COLLECTED MATERIAL>
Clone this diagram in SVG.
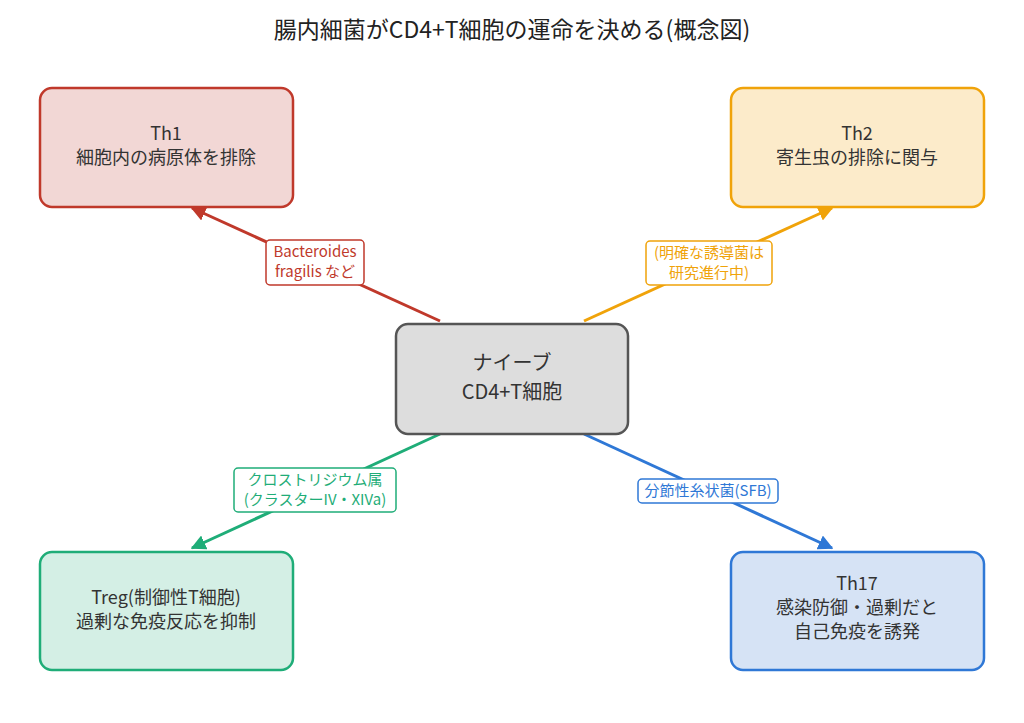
<svg xmlns="http://www.w3.org/2000/svg" width="1024" height="723" viewBox="0 0 1024 723">
<style>
text{font-family:"Noto Sans CJK JP","Noto Sans",sans-serif;text-anchor:middle;}
.title{font-size:23px;fill:#222;}
.nt{font-size:18px;fill:#333;}
.ct{font-size:20px;fill:#333;}
.lt{font-size:15px;}
.node{stroke-width:2.5;}
.conn{stroke-width:3;fill:none;}
.lab{fill:#fff;stroke-width:1.5;}
</style>
<defs>
<marker id="ar" viewBox="0 0 10 10" refX="9" refY="5" markerWidth="5" markerHeight="5" orient="auto" markerUnits="strokeWidth"><path d="M0,0 L10,5 L0,10 z" fill="#c0392b"/></marker>
<marker id="ao" viewBox="0 0 10 10" refX="9" refY="5" markerWidth="5" markerHeight="5" orient="auto" markerUnits="strokeWidth"><path d="M0,0 L10,5 L0,10 z" fill="#f0a30a"/></marker>
<marker id="ag" viewBox="0 0 10 10" refX="9" refY="5" markerWidth="5" markerHeight="5" orient="auto" markerUnits="strokeWidth"><path d="M0,0 L10,5 L0,10 z" fill="#1fad78"/></marker>
<marker id="ab" viewBox="0 0 10 10" refX="9" refY="5" markerWidth="5" markerHeight="5" orient="auto" markerUnits="strokeWidth"><path d="M0,0 L10,5 L0,10 z" fill="#2f78d6"/></marker>
</defs>
<rect width="1024" height="723" fill="#fff"/>
<text class="title" x="512" y="38">腸内細菌がCD4+T細胞の運命を決める(概念図)</text>
<g id="connectors">
<g id="c-th1"><line class="conn" x1="440" y1="321" x2="192" y2="208" stroke="#c0392b" marker-end="url(#ar)"/><rect class="lab" x="266" y="240" width="98" height="45" rx="4" stroke="#c0392b"/><text class="lt" x="315" y="257" fill="#c0392b">Bacteroides</text><text class="lt" x="315" y="277" fill="#c0392b">fragilis など</text></g>
<g id="c-th2"><line class="conn" x1="584" y1="321" x2="832" y2="208" stroke="#f0a30a" marker-end="url(#ao)"/><rect class="lab" x="646" y="241" width="126" height="44" rx="4" stroke="#f0a30a"/><text class="lt" x="709" y="258" fill="#f0a30a">(明確な誘導菌は</text><text class="lt" x="709" y="278" fill="#f0a30a">研究進行中)</text></g>
<g id="c-treg"><line class="conn" x1="440" y1="434" x2="192" y2="548" stroke="#1fad78" marker-end="url(#ag)"/><rect class="lab" x="234" y="468" width="162" height="44" rx="4" stroke="#1fad78"/><text class="lt" x="315" y="485" fill="#1fad78">クロストリジウム属</text><text class="lt" x="315" y="505" fill="#1fad78">(クラスターIV・XIVa)</text></g>
<g id="c-th17"><line class="conn" x1="584" y1="434" x2="832" y2="548" stroke="#2f78d6" marker-end="url(#ab)"/><rect class="lab" x="638" y="479" width="140" height="24" rx="4" stroke="#2f78d6"/><text class="lt" x="708" y="496" fill="#2f78d6">分節性糸状菌(SFB)</text></g>
</g>
<g id="th1"><rect class="node" x="40" y="88" width="253" height="119" rx="12" fill="#f2d7d5" stroke="#c0392b"/><text class="nt" x="166" y="140">Th1</text><text class="nt" x="166" y="164">細胞内の病原体を排除</text></g>
<g id="th2"><rect class="node" x="731" y="88" width="253" height="119" rx="12" fill="#fcebca" stroke="#f0a30a"/><text class="nt" x="857" y="140">Th2</text><text class="nt" x="857" y="164">寄生虫の排除に関与</text></g>
<g id="naive"><rect class="node" x="396" y="324" width="232" height="110" rx="12" fill="#dddddd" stroke="#555555"/><text class="ct" x="512" y="370">ナイーブ</text><text class="ct" x="512" y="399">CD4+T細胞</text></g>
<g id="treg"><rect class="node" x="40" y="552" width="253" height="118" rx="12" fill="#d4efe5" stroke="#1fad78"/><text class="nt" x="166" y="604">Treg(制御性T細胞)</text><text class="nt" x="166" y="628">過剰な免疫反応を抑制</text></g>
<g id="th17"><rect class="node" x="731" y="552" width="253" height="118" rx="12" fill="#d6e3f5" stroke="#2f78d6"/><text class="nt" x="857" y="590">Th17</text><text class="nt" x="857" y="614">感染防御・過剰だと</text><text class="nt" x="857" y="638">自己免疫を誘発</text></g>
</svg>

WHAT IS BEING ASKED> Repeat the material above in full and exactly, apart from the pictures.

SOLUTION TO THIS EXERCISE>
Clone this diagram in SVG.
<svg xmlns="http://www.w3.org/2000/svg" width="1024" height="723" viewBox="0 0 1024 723">
<style>
text{font-family:"Noto Sans CJK JP","Noto Sans",sans-serif;text-anchor:middle;}
.title{font-size:23px;fill:#222;}
.nt{font-size:18px;fill:#333;}
.ct{font-size:20px;fill:#333;}
.lt{font-size:15px;}
.node{stroke-width:2.5;}
.conn{stroke-width:3;fill:none;}
.lab{fill:#fff;stroke-width:1.5;}
</style>
<defs>
<marker id="ar" viewBox="0 0 10 10" refX="9" refY="5" markerWidth="5" markerHeight="5" orient="auto" markerUnits="strokeWidth"><path d="M0,0 L10,5 L0,10 z" fill="#c0392b"/></marker>
<marker id="ao" viewBox="0 0 10 10" refX="9" refY="5" markerWidth="5" markerHeight="5" orient="auto" markerUnits="strokeWidth"><path d="M0,0 L10,5 L0,10 z" fill="#f0a30a"/></marker>
<marker id="ag" viewBox="0 0 10 10" refX="9" refY="5" markerWidth="5" markerHeight="5" orient="auto" markerUnits="strokeWidth"><path d="M0,0 L10,5 L0,10 z" fill="#1fad78"/></marker>
<marker id="ab" viewBox="0 0 10 10" refX="9" refY="5" markerWidth="5" markerHeight="5" orient="auto" markerUnits="strokeWidth"><path d="M0,0 L10,5 L0,10 z" fill="#2f78d6"/></marker>
</defs>
<rect width="1024" height="723" fill="#fff"/>
<text class="title" x="512" y="38">腸内細菌がCD4+T細胞の運命を決める(概念図)</text>
<g id="connectors">
<g id="c-th1"><line class="conn" x1="440" y1="321" x2="192" y2="208" stroke="#c0392b" marker-end="url(#ar)"/><rect class="lab" x="266" y="240" width="98" height="45" rx="4" stroke="#c0392b"/><text class="lt" x="315" y="257" fill="#c0392b">Bacteroides</text><text class="lt" x="315" y="277" fill="#c0392b">fragilis など</text></g>
<g id="c-th2"><line class="conn" x1="584" y1="321" x2="832" y2="208" stroke="#f0a30a" marker-end="url(#ao)"/><rect class="lab" x="646" y="241" width="126" height="44" rx="4" stroke="#f0a30a"/><text class="lt" x="709" y="258" fill="#f0a30a">(明確な誘導菌は</text><text class="lt" x="709" y="278" fill="#f0a30a">研究進行中)</text></g>
<g id="c-treg"><line class="conn" x1="440" y1="434" x2="192" y2="548" stroke="#1fad78" marker-end="url(#ag)"/><rect class="lab" x="234" y="468" width="162" height="44" rx="4" stroke="#1fad78"/><text class="lt" x="315" y="485" fill="#1fad78">クロストリジウム属</text><text class="lt" x="315" y="505" fill="#1fad78">(クラスターIV・XIVa)</text></g>
<g id="c-th17"><line class="conn" x1="584" y1="434" x2="832" y2="548" stroke="#2f78d6" marker-end="url(#ab)"/><rect class="lab" x="638" y="479" width="140" height="24" rx="4" stroke="#2f78d6"/><text class="lt" x="708" y="496" fill="#2f78d6">分節性糸状菌(SFB)</text></g>
</g>
<g id="th1"><rect class="node" x="40" y="88" width="253" height="119" rx="12" fill="#f2d7d5" stroke="#c0392b"/><text class="nt" x="166" y="140">Th1</text><text class="nt" x="166" y="164">細胞内の病原体を排除</text></g>
<g id="th2"><rect class="node" x="731" y="88" width="253" height="119" rx="12" fill="#fcebca" stroke="#f0a30a"/><text class="nt" x="857" y="140">Th2</text><text class="nt" x="857" y="164">寄生虫の排除に関与</text></g>
<g id="naive"><rect class="node" x="396" y="324" width="232" height="110" rx="12" fill="#dddddd" stroke="#555555"/><text class="ct" x="512" y="370">ナイーブ</text><text class="ct" x="512" y="399">CD4+T細胞</text></g>
<g id="treg"><rect class="node" x="40" y="552" width="253" height="118" rx="12" fill="#d4efe5" stroke="#1fad78"/><text class="nt" x="166" y="604">Treg(制御性T細胞)</text><text class="nt" x="166" y="628">過剰な免疫反応を抑制</text></g>
<g id="th17"><rect class="node" x="731" y="552" width="253" height="118" rx="12" fill="#d6e3f5" stroke="#2f78d6"/><text class="nt" x="857" y="590">Th17</text><text class="nt" x="857" y="614">感染防御・過剰だと</text><text class="nt" x="857" y="638">自己免疫を誘発</text></g>
</svg>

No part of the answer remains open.